Set down the data below without change, skipping the pictures it holds.
--- START OF Collected data ---
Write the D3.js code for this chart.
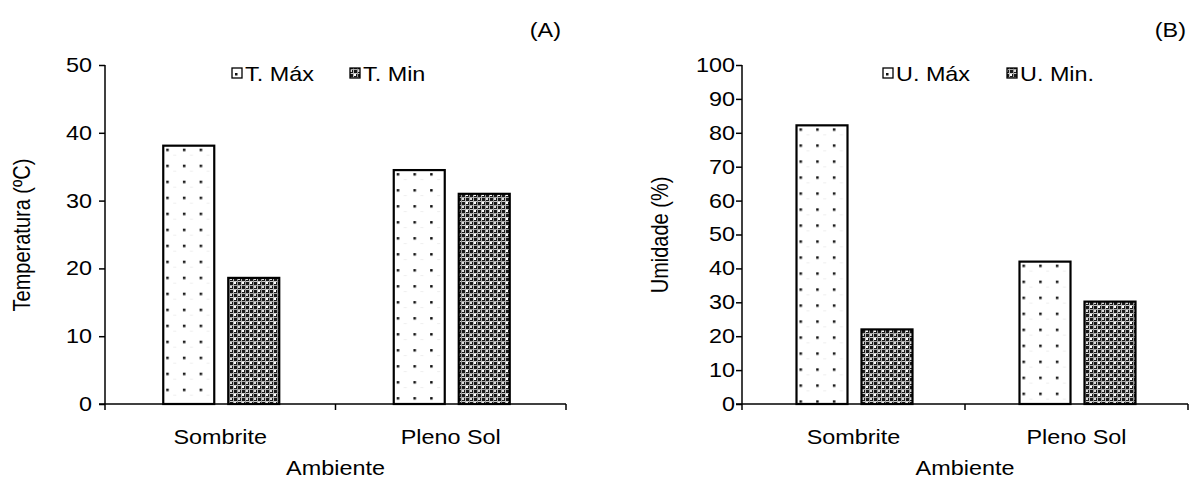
<!DOCTYPE html>
<html><head><meta charset="utf-8">
<script src="https://cdn.jsdelivr.net/npm/d3@7"></script>
<style>body{margin:0;background:#fff}svg{display:block}text{font-family:"Liberation Sans",Arial,sans-serif;fill:#000}</style>
</head><body><div id="c"></div>
<script>
const categories = ["Sombrite", "Pleno Sol"];
const tempSeries = ["T. Máx", "T. Min"];
const tempMax = [38.1, 34.5];
const tempMin = [18.6, 31.0];
const humSeries = ["U. Máx", "U. Min."];
const humMax = [82.2, 42.0];
const humMin = [22.0, 30.2];
const tempTicks = [0, 10, 20, 30, 40, 50];
const humTicks = [0, 10, 20, 30, 40, 50, 60, 70, 80, 90, 100];

const W = 1189, H = 480, SX = 1.17, FS = "20px";
const svg = d3.select("#c").append("svg").attr("width", W).attr("height", H);
const defs = svg.append("defs");

// horizontally stretched text helper
function htext(parent, x, y, str, anchor) {
  return parent.append("text").attr("transform", `translate(${x},${y}) scale(${SX},1)`)
    .attr("text-anchor", anchor || "start").style("font-size", FS).text(str);
}

// dense plaid pattern for "min" series
const pm = defs.append("pattern").attr("id", "pmin").attr("patternUnits", "userSpaceOnUse")
  .attr("width", 8).attr("height", 8);
pm.append("rect").attr("width", 8).attr("height", 8).attr("fill", "#1a1a1a");
pm.append("rect").attr("x", 0).attr("y", 1).attr("width", 8).attr("height", 1).attr("fill", "#ccc");
pm.append("rect").attr("x", 0).attr("y", 5).attr("width", 8).attr("height", 1).attr("fill", "#aaa");
pm.append("rect").attr("x", 1).attr("y", 0).attr("width", 1).attr("height", 8).attr("fill", "#bbb");
pm.append("rect").attr("x", 5).attr("y", 0).attr("width", 1).attr("height", 8).attr("fill", "#999");
pm.append("rect").attr("x", 2).attr("y", 2).attr("width", 2).attr("height", 2).attr("fill", "#fff");
pm.append("rect").attr("x", 6).attr("y", 6).attr("width", 2).attr("height", 2).attr("fill", "#ddd");

let patId = 0;
function dotPattern(x0, y0) {
  const id = "pdot" + (patId++);
  const p = defs.append("pattern").attr("id", id).attr("patternUnits", "userSpaceOnUse")
    .attr("x", x0).attr("y", y0).attr("width", 16.7).attr("height", 16);
  p.append("rect").attr("width", 16.7).attr("height", 16).attr("fill", "#fff");
  p.append("rect").attr("x", 10).attr("y", 9).attr("width", 3).attr("height", 1).attr("fill", "#eee");
  p.append("rect").attr("x", 3).attr("y", 3).attr("width", 2.5).attr("height", 2.5).attr("fill", "#111");
  return "url(#" + id + ")";
}

function panel(opt) {
  const g = svg.append("g");
  const x = d3.scaleBand().domain(categories).range([opt.x0, opt.x1]);
  const y = d3.scaleLinear().domain([0, opt.ymax]).range([404, 65]);
  const series = [opt.maxVals, opt.minVals];
  const barW = 51, gap = 14;

  // bars
  categories.forEach((c, i) => {
    const cx = x(c) + x.bandwidth() / 2 + 1;
    series.forEach((vals, s) => {
      const bx = s === 0 ? cx - gap / 2 - barW : cx + gap / 2;
      const by = y(vals[i]);
      const fill = s === 0 ? dotPattern(bx, by) : "url(#pmin)";
      g.append("rect").attr("x", bx).attr("y", by).attr("width", barW)
        .attr("height", y(0) - by).attr("fill", fill)
        .attr("stroke", "#000").attr("stroke-width", 2.2);
    });
  });

  // axes
  const ya = g.append("g").attr("transform", `translate(${opt.x0},0)`)
    .call(d3.axisLeft(y).tickValues(opt.ticks).tickSize(opt.tickLen).tickPadding(opt.pad).tickFormat(d3.format("d")));
  ya.select(".domain").attr("stroke-width", 1.5).attr("d", `M0,404V65`);
  ya.selectAll(".tick line").attr("stroke-width", 1.5);
  ya.selectAll(".tick text").style("font-size", FS).attr("font-family", null)
    .attr("x", -(opt.tickLen + opt.pad) / SX).attr("transform", `scale(${SX},1)`);

  const xa = g.append("g").attr("transform", `translate(0,404)`);
  xa.append("line").attr("x1", opt.x0 - opt.tickLen).attr("x2", opt.x1).attr("y1", 0).attr("y2", 0)
    .attr("stroke", "#000").attr("stroke-width", 1.5);
  const bounds = [opt.x0, ...categories.map(c => x(c) + x.bandwidth())];
  xa.selectAll(".bt").data(bounds).join("line").attr("x1", d => d).attr("x2", d => d)
    .attr("y1", 0).attr("y2", 6).attr("stroke", "#000").attr("stroke-width", 1.5);
  categories.forEach(c => htext(xa, x(c) + x.bandwidth() / 2, 40, c, "middle"));

  htext(g, (opt.x0 + opt.x1) / 2, 475, "Ambiente", "middle");
  g.append("text").attr("transform", `translate(${opt.ylx},235) rotate(-90) scale(1,${SX})`)
    .attr("text-anchor", "middle").attr("dy", "0.35em").style("font-size", FS).text(opt.ylabel);
  htext(g, opt.tagX, 37, opt.tag, "end");

  // legend
  const lg = g.append("g");
  opt.names.forEach((n, s) => {
    const lx = opt.legX[s];
    lg.append("rect").attr("x", lx).attr("y", 68).attr("width", 10).attr("height", 10)
      .attr("fill", s === 0 ? "#fff" : "url(#pmin)").attr("stroke", "#000").attr("stroke-width", 1.3);
    if (s === 0) lg.append("rect").attr("x", lx + 3).attr("y", 73).attr("width", 2.5).attr("height", 2.5).attr("fill", "#111");
    htext(lg, lx + 13, 81, n, "start");
  });
}

panel({ x0: 105, x1: 566, ymax: 50, ticks: tempTicks, maxVals: tempMax, minVals: tempMin,
  names: tempSeries, legX: [232, 350], ylabel: "Temperatura (ºC)", ylx: 22, tag: "(A)", tagX: 561,
  tickLen: 6, pad: 7 });
panel({ x0: 742, x1: 1188, ymax: 100, ticks: humTicks, maxVals: humMax, minVals: humMin,
  names: humSeries, legX: [883, 1007], ylabel: "Umidade (%)", ylx: 660, tag: "(B)", tagX: 1186,
  tickLen: 6, pad: 1 });
</script></body></html>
--- END OF Collected data ---
» Answer in full
Write the D3.js code for this chart.
<!DOCTYPE html>
<html><head><meta charset="utf-8">
<script src="https://cdn.jsdelivr.net/npm/d3@7"></script>
<style>body{margin:0;background:#fff}svg{display:block}text{font-family:"Liberation Sans",Arial,sans-serif;fill:#000}</style>
</head><body><div id="c"></div>
<script>
const categories = ["Sombrite", "Pleno Sol"];
const tempSeries = ["T. Máx", "T. Min"];
const tempMax = [38.1, 34.5];
const tempMin = [18.6, 31.0];
const humSeries = ["U. Máx", "U. Min."];
const humMax = [82.2, 42.0];
const humMin = [22.0, 30.2];
const tempTicks = [0, 10, 20, 30, 40, 50];
const humTicks = [0, 10, 20, 30, 40, 50, 60, 70, 80, 90, 100];

const W = 1189, H = 480, SX = 1.17, FS = "20px";
const svg = d3.select("#c").append("svg").attr("width", W).attr("height", H);
const defs = svg.append("defs");

// horizontally stretched text helper
function htext(parent, x, y, str, anchor) {
  return parent.append("text").attr("transform", `translate(${x},${y}) scale(${SX},1)`)
    .attr("text-anchor", anchor || "start").style("font-size", FS).text(str);
}

// dense plaid pattern for "min" series
const pm = defs.append("pattern").attr("id", "pmin").attr("patternUnits", "userSpaceOnUse")
  .attr("width", 8).attr("height", 8);
pm.append("rect").attr("width", 8).attr("height", 8).attr("fill", "#1a1a1a");
pm.append("rect").attr("x", 0).attr("y", 1).attr("width", 8).attr("height", 1).attr("fill", "#ccc");
pm.append("rect").attr("x", 0).attr("y", 5).attr("width", 8).attr("height", 1).attr("fill", "#aaa");
pm.append("rect").attr("x", 1).attr("y", 0).attr("width", 1).attr("height", 8).attr("fill", "#bbb");
pm.append("rect").attr("x", 5).attr("y", 0).attr("width", 1).attr("height", 8).attr("fill", "#999");
pm.append("rect").attr("x", 2).attr("y", 2).attr("width", 2).attr("height", 2).attr("fill", "#fff");
pm.append("rect").attr("x", 6).attr("y", 6).attr("width", 2).attr("height", 2).attr("fill", "#ddd");

let patId = 0;
function dotPattern(x0, y0) {
  const id = "pdot" + (patId++);
  const p = defs.append("pattern").attr("id", id).attr("patternUnits", "userSpaceOnUse")
    .attr("x", x0).attr("y", y0).attr("width", 16.7).attr("height", 16);
  p.append("rect").attr("width", 16.7).attr("height", 16).attr("fill", "#fff");
  p.append("rect").attr("x", 10).attr("y", 9).attr("width", 3).attr("height", 1).attr("fill", "#eee");
  p.append("rect").attr("x", 3).attr("y", 3).attr("width", 2.5).attr("height", 2.5).attr("fill", "#111");
  return "url(#" + id + ")";
}

function panel(opt) {
  const g = svg.append("g");
  const x = d3.scaleBand().domain(categories).range([opt.x0, opt.x1]);
  const y = d3.scaleLinear().domain([0, opt.ymax]).range([404, 65]);
  const series = [opt.maxVals, opt.minVals];
  const barW = 51, gap = 14;

  // bars
  categories.forEach((c, i) => {
    const cx = x(c) + x.bandwidth() / 2 + 1;
    series.forEach((vals, s) => {
      const bx = s === 0 ? cx - gap / 2 - barW : cx + gap / 2;
      const by = y(vals[i]);
      const fill = s === 0 ? dotPattern(bx, by) : "url(#pmin)";
      g.append("rect").attr("x", bx).attr("y", by).attr("width", barW)
        .attr("height", y(0) - by).attr("fill", fill)
        .attr("stroke", "#000").attr("stroke-width", 2.2);
    });
  });

  // axes
  const ya = g.append("g").attr("transform", `translate(${opt.x0},0)`)
    .call(d3.axisLeft(y).tickValues(opt.ticks).tickSize(opt.tickLen).tickPadding(opt.pad).tickFormat(d3.format("d")));
  ya.select(".domain").attr("stroke-width", 1.5).attr("d", `M0,404V65`);
  ya.selectAll(".tick line").attr("stroke-width", 1.5);
  ya.selectAll(".tick text").style("font-size", FS).attr("font-family", null)
    .attr("x", -(opt.tickLen + opt.pad) / SX).attr("transform", `scale(${SX},1)`);

  const xa = g.append("g").attr("transform", `translate(0,404)`);
  xa.append("line").attr("x1", opt.x0 - opt.tickLen).attr("x2", opt.x1).attr("y1", 0).attr("y2", 0)
    .attr("stroke", "#000").attr("stroke-width", 1.5);
  const bounds = [opt.x0, ...categories.map(c => x(c) + x.bandwidth())];
  xa.selectAll(".bt").data(bounds).join("line").attr("x1", d => d).attr("x2", d => d)
    .attr("y1", 0).attr("y2", 6).attr("stroke", "#000").attr("stroke-width", 1.5);
  categories.forEach(c => htext(xa, x(c) + x.bandwidth() / 2, 40, c, "middle"));

  htext(g, (opt.x0 + opt.x1) / 2, 475, "Ambiente", "middle");
  g.append("text").attr("transform", `translate(${opt.ylx},235) rotate(-90) scale(1,${SX})`)
    .attr("text-anchor", "middle").attr("dy", "0.35em").style("font-size", FS).text(opt.ylabel);
  htext(g, opt.tagX, 37, opt.tag, "end");

  // legend
  const lg = g.append("g");
  opt.names.forEach((n, s) => {
    const lx = opt.legX[s];
    lg.append("rect").attr("x", lx).attr("y", 68).attr("width", 10).attr("height", 10)
      .attr("fill", s === 0 ? "#fff" : "url(#pmin)").attr("stroke", "#000").attr("stroke-width", 1.3);
    if (s === 0) lg.append("rect").attr("x", lx + 3).attr("y", 73).attr("width", 2.5).attr("height", 2.5).attr("fill", "#111");
    htext(lg, lx + 13, 81, n, "start");
  });
}

panel({ x0: 105, x1: 566, ymax: 50, ticks: tempTicks, maxVals: tempMax, minVals: tempMin,
  names: tempSeries, legX: [232, 350], ylabel: "Temperatura (ºC)", ylx: 22, tag: "(A)", tagX: 561,
  tickLen: 6, pad: 7 });
panel({ x0: 742, x1: 1188, ymax: 100, ticks: humTicks, maxVals: humMax, minVals: humMin,
  names: humSeries, legX: [883, 1007], ylabel: "Umidade (%)", ylx: 660, tag: "(B)", tagX: 1186,
  tickLen: 6, pad: 1 });
</script></body></html>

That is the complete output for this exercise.